There’s a wonderful book on the American Tintype by Steven Kasher called “America and the Tintype” which catalogs the better part of a century’s worth of mostly anonymous, vernacular photography from the tintype era. If you’re interested in the subject, I highly recommend picking up a copy.

Updates to the NY photographer’s map

I’ve found some more photographers to add to the map of New York. Again, you’ve got to love some of these self-descriptions of their businesses. Also interesting is the case of C.D. Fredericks, who ran studios in New York, Paris and Havana. Makes you wonder how he managed three studios in such far-flung cities at a time where steam-powered trans-atlantic crossings were just coming in to being, there was no telephone, and the airplane was still an opium-smoker’s dream.

I’ve reorganized the list in geographic order, with the assorted Lower Manhattan addresses first, then the ascent of Broadway, followed by the odds and outliers, including one in Brooklyn.

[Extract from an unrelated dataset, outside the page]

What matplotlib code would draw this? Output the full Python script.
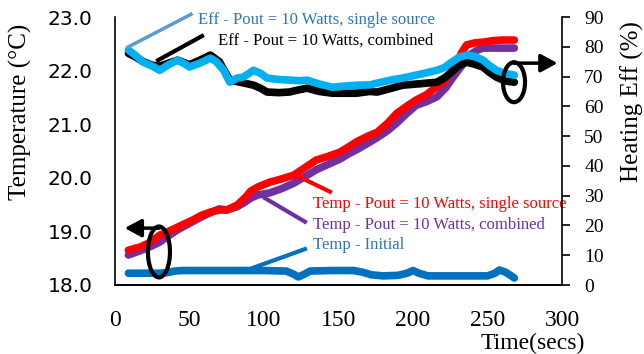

STUDIO NAME ADDRESS DATES OF OPERATION
R.A. Lewis 152 Chatham Street * unknown
R.A. Lord 164 Chatham Street * unknown
K.W. Beniczky #2 New Chambers Street, corner of Chatham * unknown
Vaughan’s Gallery 228 Bowery unknown
H. Merz E. Houston & Essex Streets unknown
Bailey’s Photograph Gallery 371 Canal Street unknown
O.O. Roorbach, Publisher of Dramatic Photographs 122 Nassau Street unknown
Mathew Brady 643 Bleeker Street (1859-1860)
Jaquith, Daguerrian Parlor 98 Broadway unknown
S.A. Holmes, Daguerreotype Studio 289 Broadway unknown
Josiah Thompson, Daguerreotypist 315 Broadway 1849-1853
J. Gurney & Sons, Daguerreotype Studio 349 Broadway unknown – early
Mathew Brady 359 Broadway (1853-1859)
Bogardus 363 Broadway 1860s
E. Anthony, Publisher, Brady’s National Portrait Gallery 501 Broadway unknown
W.C. Wemyss, Dealer in Photographs, Books, &c. 575 Broadway unknown
C.D. Fredericks & Co
587 Broadway, New York
31 Passage du Havre, Paris
108 Calle de la Habana, Havana
587 Broadway unknown
Anson’s Daguerreotype Gallery 589 Broadway unknown – 1850s
Chas. K. Bill 603 Broadway unknown
J. Gurney & Sons 707 Broadway unknown – mid
Mathew Brady 785 Broadway (1860-)
Glosser 827 Broadway unknown
Bogardus 872 Broadway late 1870s
T.J. Maujer, Passepartout & Carved Walnut frame manufacturer, Dealer in Photographs, Artist’s Materials, &c. 953 Broadway & 183 5th Avenue unknown
J. Gurney & Sons 5th Avenue & 16th Street unknown – late
Loud’s Celebrated Album Cards unknown unknown
Fernando Dessaur 145 8th Avenue unknown
Estabrook’s Ferrotypes 379 Fulton Street, Brooklyn unknown

* addresses no longer exist. New Chambers Street & Chatham Street are now approximately where New York City Civic Center and Police Headquarters are now located.